As a young girl, I was somewhat obsessed with dolphins. Completely and utterly obsessed really. I even wanted to be a marine biologist so I could work with dolphins, but then I realised that would require a lot of science and so scrapped that plan. I’m hoping journalism is a less lab-based career choice.
My inner dolphin fangirl made a reappearance last week when we went on a dolphin-watching boat-trip.
It wasn't even my first dolphin trip - we'd been before a fair few years ago - but you guys, *adopts American accent* it was totally blimmin' AWESOME!
We went with the very well-established company Bom Dia from Lagos' beautiful marina.
Although I've been coming to Lagos for over 15 years, the beauty of the marina never fails to woo me.
I love admiring the boats, the way their flags clink in the wind, watching the shiny silver fish glint in the sunshine, the buzz of the many cafés and bars. It's so charming.
We were on the first dolphin-watching trip of the day, leaving at 9.30am - apparently your best chance of seeing dolphins is early when the sea is calmer and there's less wind.
|The Shrimp, ready to go|
Lifejackets donned, we excitedly clambered on board the nine-seater speedboat. I may have been extra keen and thus got myself the seat at the very front of the boat, but you snooze, you lose, amaright?
Aside from the one solo seat at the very front, the seats on the boat are only two abreast, meaning everyone gets a good view, which isn't the case with all the dolphin-watching trip companies.
As we ventured out of the marina in the morning sunshine, one of two marine biologist staff (clearly more dedicated to dolphins than yours truly) gave us the safety run-down, assuring us that the boat was super safe and pointing out the emergency exits: over each side of the boat. Good.
We slowly made our way out to sea, and once on the open water the driver put her foot down (probably not really, I have no idea how you drive a boat) and the real fun began.
As we bounced and whizzed over the sparkly, gently undulating sea, I could not stop laughing. We were flying FAST over the waves and I was loving it.

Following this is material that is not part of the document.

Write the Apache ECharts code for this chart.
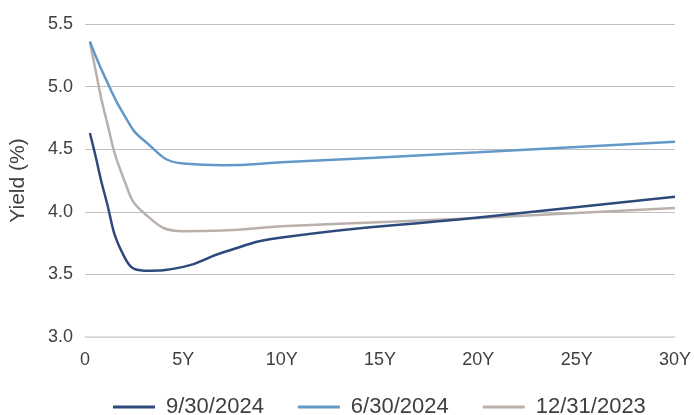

I'm a huge rollercoaster fan, and being at the front of the boat meant I got the full effect. Dolphins or not, I was having a great time.
It was also amazing to look back at the pretty coastline and look out at the expanse of ocean. I don't know about you, but I like to think of the sea as my spiritual home. (Before I wanted to be a marine biologist I wanted to be a mermaid, natch.)
Although a dolphin-sighting can never be guaranteed, the friendly staff told us they knew the usual feeding-points and would take us there. I was keeping me eyes peeled AND OH MY GOD THERE THERE I THINK THAT WAS A DOLPHIN LEAPING OUT OF THE WATER!
We all got rather excited but it turned out it had in fact been a very large tuna. Who knew tuna could leap?! Well now you do.
On we went in search of those most majestic of mammals.
Reader, we found them. In a big way.
The boat slowed to a halt and before we knew it we were surrounded by a huge pod of beautiful beautiful dolphins.
It. Was. Amazing.
(Apologies for the less than amazing photos – dolphins are hard to photograph and franchement I didn't want to spend all my time trying to get the perfect picture instead of actually admiring them.)
The sister did get this great video though!
We slowly moved with the pod for about half an hour, it was so so incredible.
They're so elegant and graceful and lovely. I wish I was a dolphin.
There were baby ones with their mums, they leaped and they dived perfectly synchronised in twos and threes, they swam under the boat.
The marine biologists told us the dolphins were essentially socialising and travelling at the same time. How cool is that? So efficient. I love it.
As the water was so clear and the dolphins stayed at the surface (although they can stay under water for four minutes without coming up for air), we got beautiful views of them super close-up.
They're just the most wonderful of creatures.
I also learned that part of the reason they like to stay so close to the boat is that the movement of the water makes it easier for them. Smart cookies, these dolphins.
It was so special to see them in the wild, in their natural habitat, just doing what they do.
But all too soon it was time to say goodbye to our dolphin pals and head back to shore. Boo.
There was only one thing for it: freshly-squeezed orange juices (the oranges here are incredibly sweet and as a result the juice is sensational) and pastries. It had to be a Portuguese custard tart for me!
So so good.
I absolutely loved our dolphin trip and am so grateful to have had the opportunity to do it. I only wish I could convey how magical it really was here. You’ll just have to go and experience it for yourself!
Ever been on a dolphin-watching trip?